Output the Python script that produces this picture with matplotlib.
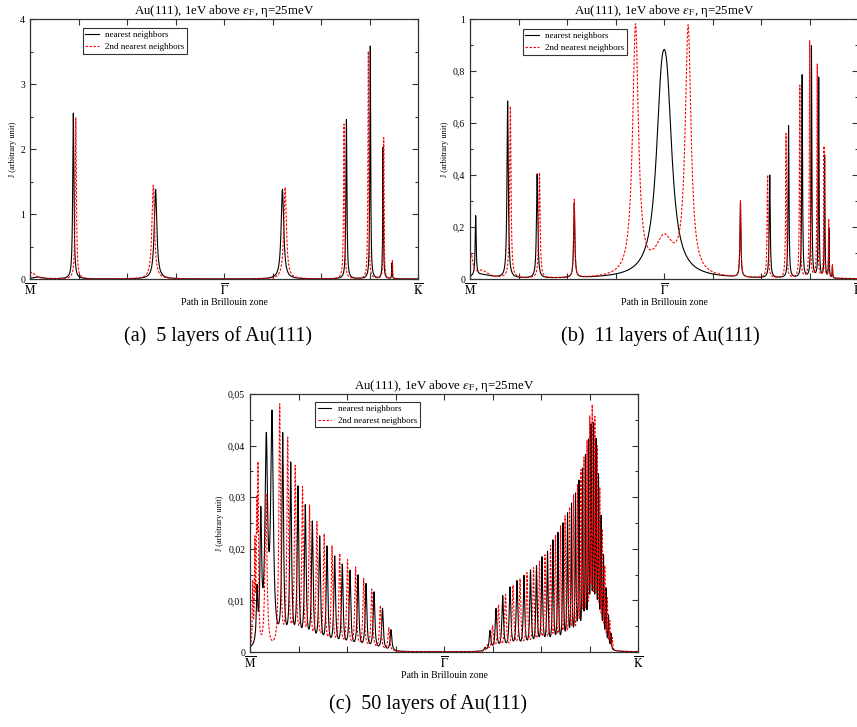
import numpy as np
import matplotlib
matplotlib.use("Agg")
import matplotlib.pyplot as plt

plt.rcParams['font.family'] = ['Liberation Serif', 'DejaVu Serif']
plt.rcParams['mathtext.fontset'] = 'stix'

# ---------------- data ----------------
title = 'Au(111), 1eV above $\\varepsilon_{\\mathrm{F}}$, η=25meV'
series_labels = ['nearest neighbors', '2nd nearest neighbors']
path_ticks = [0.0, 0.5, 1.0]
path_labels = [r'$\overline{\mathrm{M}}$', r'$\overline{\Gamma}$', r'$\overline{\mathrm{K}}$']
captions = ['(a)  5 layers of Au(111)', '(b)  11 layers of Au(111)', '(c)  50 layers of Au(111)']

# panel (a): 5 layers -- peak position (path fraction), height, half width
a_nn_pos = [0.020, 0.1116, 0.3236, 0.6506, 0.8155, 0.8770, 0.9100, 0.9330]
a_nn_h   = [0.030, 2.55, 1.38, 1.38, 2.45, 3.58, 2.02, 0.24]
a_nn_w   = [0.015, 0.0018, 0.004, 0.004, 0.0015, 0.0012, 0.0010, 0.0008]
a_2n_pos = [0.005, 0.1180, 0.3176, 0.6575, 0.8094, 0.8720, 0.9116, 0.9340]
a_2n_h   = [0.100, 2.48, 1.44, 1.41, 2.38, 3.50, 2.17, 0.29]
a_2n_w   = [0.010, 0.0018, 0.004, 0.004, 0.0015, 0.0012, 0.0010, 0.0008]
a_yticks = [0, 1, 2, 3, 4]
a_ylabels = ['0', '1', '2', '3', '4']

# panel (b): 11 layers
b_nn_pos = [0.0146, 0.030, 0.0970, 0.1730, 0.2687, 0.4930, 0.5078, 0.6970, 0.7725, 0.8210,
            0.8560, 0.8800, 0.8987, 0.9140, 0.9250, 0.9340]
b_nn_h   = [0.23, 0.015, 0.68, 0.40, 0.285, 0.525, 0.525, 0.285, 0.395, 0.585,
            0.78, 0.89, 0.77, 0.47, 0.19, 0.045]
b_nn_w   = [0.0015, 0.030, 0.002, 0.002, 0.0018, 0.017, 0.017, 0.0015, 0.0015, 0.0013,
            0.0012, 0.0011, 0.0010, 0.0009, 0.0008, 0.0007]
b_2n_pos = [0.0030, 0.030, 0.1040, 0.1790, 0.2687, 0.4266, 0.5004, 0.5622, 0.6970,
            0.7670, 0.8146, 0.8500, 0.8755, 0.8950, 0.9124, 0.9245, 0.9340]
b_2n_h   = [0.085, 0.030, 0.66, 0.405, 0.30, 0.96, 0.14, 0.95, 0.295,
            0.395, 0.555, 0.74, 0.91, 0.82, 0.505, 0.225, 0.05]
b_2n_w   = [0.005, 0.020, 0.002, 0.002, 0.0018, 0.009, 0.028, 0.009, 0.0015,
            0.0015, 0.0013, 0.0012, 0.0011, 0.0010, 0.0009, 0.0008, 0.0007]
b_yticks = [0, 0.2, 0.4, 0.6, 0.8, 1.0]
b_ylabels = ['0', '0,2', '0,4', '0,6', '0,8', '1']

# panel (c): 50 layers
c_nn_pos = [0.0180, 0.0278, 0.0420, 0.0567, 0.0843, 0.1049, 0.1237, 0.1425, 0.1606,
            0.1796, 0.1985, 0.2183, 0.2379, 0.2577, 0.2784, 0.2990, 0.3196, 0.3415,
            0.3634,
            0.6057, 0.6186, 0.6340, 0.6513, 0.6701, 0.6881, 0.7062, 0.7229, 0.7384,
            0.7526, 0.7668, 0.7809, 0.7938, 0.8067, 0.8183, 0.8286, 0.8389, 0.8479,
            0.8570, 0.8647, 0.8724, 0.8789, 0.8853, 0.8918, 0.8982, 0.9046, 0.9111,
            0.9175, 0.9240, 0.9304]
c_nn_h   = [0.0100, 0.0240, 0.0385, 0.0435, 0.0405, 0.0350, 0.0305, 0.0270, 0.0240,
            0.0213, 0.0195, 0.0177, 0.0162, 0.0151, 0.0143, 0.0127, 0.0112, 0.0081,
            0.0041,
            0.0006, 0.0038, 0.0080, 0.0104, 0.0120, 0.0132, 0.0141, 0.0151, 0.0158,
            0.0175, 0.0185, 0.0207, 0.0220, 0.0238, 0.0255, 0.0272, 0.0290, 0.0312,
            0.0333, 0.0355, 0.0380, 0.0405, 0.0408, 0.0380, 0.0315, 0.0240, 0.0170,
            0.0110, 0.0062, 0.0030]
c_nn_w   = [0.0020, 0.0025, 0.0040, 0.0040, 0.0025, 0.0025, 0.0025, 0.0025, 0.0025,
            0.0025, 0.0025, 0.0025, 0.0025, 0.0025, 0.0025, 0.0025, 0.0025, 0.0025,
            0.0025,
            0.0025, 0.0025, 0.0025, 0.0025, 0.0025, 0.0025, 0.0022, 0.0022, 0.0020,
            0.0020, 0.0018, 0.0018, 0.0016, 0.0016, 0.0015, 0.0014, 0.0014, 0.0013,
            0.0013, 0.0012, 0.0012, 0.0012, 0.0012, 0.0012, 0.0012, 0.0012, 0.0012,
            0.0012, 0.0012, 0.0012]
c_2n_pos = [0.0070, 0.0125, 0.0172, 0.0206, 0.0412, 0.0765, 0.0972, 0.1165, 0.1353,
            0.1534, 0.1724, 0.1912, 0.2113, 0.2312, 0.2513, 0.2722, 0.2930, 0.3139,
            0.3358, 0.3577,
            0.6121, 0.6250, 0.6405, 0.6585, 0.6778, 0.6959, 0.7139, 0.7307, 0.7461,
            0.7603, 0.7745, 0.7874, 0.8003, 0.8119, 0.8235, 0.8338, 0.8441, 0.8531,
            0.8608, 0.8686, 0.8758, 0.8820, 0.8887, 0.8951, 0.9015, 0.9080, 0.9144,
            0.9209, 0.9273, 0.9338]
c_2n_h   = [0.0120, 0.0190, 0.0230, 0.0330, 0.0300, 0.0470, 0.0400, 0.0345, 0.0305,
            0.0270, 0.0240, 0.0218, 0.0196, 0.0182, 0.0171, 0.0158, 0.0137, 0.0117,
            0.0087, 0.0045,
            0.0011, 0.0047, 0.0087, 0.0106, 0.0123, 0.0135, 0.0146, 0.0155, 0.0166,
            0.0178, 0.0195, 0.0215, 0.0231, 0.0250, 0.0265, 0.0287, 0.0305, 0.0328,
            0.0350, 0.0378, 0.0420, 0.0440, 0.0420, 0.0365, 0.0290, 0.0215, 0.0150,
            0.0092, 0.0052, 0.0022]
c_2n_w   = [0.0012, 0.0012, 0.0012, 0.0015, 0.0030, 0.0025, 0.0025, 0.0025, 0.0025,
            0.0025, 0.0025, 0.0025, 0.0025, 0.0025, 0.0025, 0.0025, 0.0025, 0.0025,
            0.0025, 0.0025,
            0.0025, 0.0025, 0.0025, 0.0025, 0.0025, 0.0025, 0.0022, 0.0022, 0.0020,
            0.0020, 0.0018, 0.0018, 0.0016, 0.0016, 0.0015, 0.0014, 0.0014, 0.0013,
            0.0013, 0.0012, 0.0012, 0.0012, 0.0012, 0.0012, 0.0012, 0.0012, 0.0012,
            0.0012, 0.0012, 0.0012]
c_yticks = [0, 0.01, 0.02, 0.03, 0.04, 0.05]
c_ylabels = ['0', '0,01', '0,02', '0,03', '0,04', '0,05']


def spectrum(x, pos, h, w):
    p = np.asarray(pos)[:, None]
    hh = np.asarray(h)[:, None]
    ww = np.asarray(w)[:, None]
    return (hh * ww**2 / ((x[None, :] - p)**2 + ww**2)).sum(axis=0)


x = np.linspace(0, 1, 12001)

fig = plt.figure(figsize=(8.57, 7.27), dpi=100)
W, H = 857.0, 727.0

def make_ax(l, t, w, h):
    return fig.add_axes([l / W, 1 - (t + h) / H, w / W, h / H])

panels = [
    (make_ax(30, 19, 388, 260), (a_nn_pos, a_nn_h, a_nn_w), (a_2n_pos, a_2n_h, a_2n_w),
     a_yticks, a_ylabels, 4, (0.136, 0.964)),
    (make_ax(470, 19, 388, 260), (b_nn_pos, b_nn_h, b_nn_w), (b_2n_pos, b_2n_h, b_2n_w),
     b_yticks, b_ylabels, 1.0, (0.136, 0.960)),
    (make_ax(250, 394, 388, 258), (c_nn_pos, c_nn_h, c_nn_w), (c_2n_pos, c_2n_h, c_2n_w),
     c_yticks, c_ylabels, 0.05, (0.1675, 0.968)),
]

edge = '#333333'
for ax, nn, nn2, yt, yl, ymax, lpos in panels:
    ax.plot(x, spectrum(x, *nn), color='black', lw=0.8, label=series_labels[0])
    ax.plot(x, spectrum(x, *nn2), color='red', lw=0.8, dashes=(2.2, 1.4),
            label=series_labels[1])
    ax.set_xlim(0, 1)
    ax.set_ylim(0, ymax)
    ax.set_xticks(path_ticks)
    ax.set_xticklabels(path_labels, fontsize=8.5)
    ax.set_xticks(np.arange(1, 8) / 8, minor=True)
    ax.set_yticks(yt)
    ax.set_yticklabels(yl, fontsize=7)
    ax.set_yticks((np.array(yt[:-1]) + np.array(yt[1:])) / 2, minor=True)
    ax.tick_params(which='both', direction='in', top=True, right=True,
                   color=edge, width=0.8)
    ax.tick_params(which='major', length=4)
    ax.tick_params(axis='x', which='major', pad=2.5)
    ax.tick_params(axis='y', which='major', pad=3.5)
    ax.tick_params(axis='x', which='minor', length=4)
    ax.tick_params(axis='y', which='minor', length=2.5)
    for s in ax.spines.values():
        s.set_color(edge)
        s.set_linewidth(0.9)
    ax.set_title(title, fontsize=9.3, pad=3)
    ax.set_xlabel('Path in Brillouin zone', fontsize=7, labelpad=0)
    ax.set_ylabel('J (arbitrary unit)', fontsize=6, labelpad=2.5)
    leg = ax.legend(loc='upper left', bbox_to_anchor=lpos, borderaxespad=0,
                    fontsize=6.5, frameon=True, fancybox=False, framealpha=1,
                    edgecolor=edge, handlelength=1.5, handletextpad=0.7,
                    labelspacing=0.35, borderpad=0.3)
    leg.get_frame().set_linewidth(0.8)

fig.text(218 / W, 1 - 336 / H, captions[0], fontsize=14.5, ha='center', va='center')
fig.text(660 / W, 1 - 336 / H, captions[1], fontsize=14.5, ha='center', va='center')
fig.text(428 / W, 1 - 704 / H, captions[2], fontsize=14.5, ha='center', va='center')

fig.savefig('out.png', dpi=100)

:::

Instructions for the task: Return the material line for line, from its beginning to the line that contains "plt.rcParams['mathtext.fontset'] = 'stix'", with the pictures left out.

Response to the task:
Output the Python script that produces this picture with matplotlib.
import numpy as np
import matplotlib
matplotlib.use("Agg")
import matplotlib.pyplot as plt

plt.rcParams['font.family'] = ['Liberation Serif', 'DejaVu Serif']
plt.rcParams['mathtext.fontset'] = 'stix'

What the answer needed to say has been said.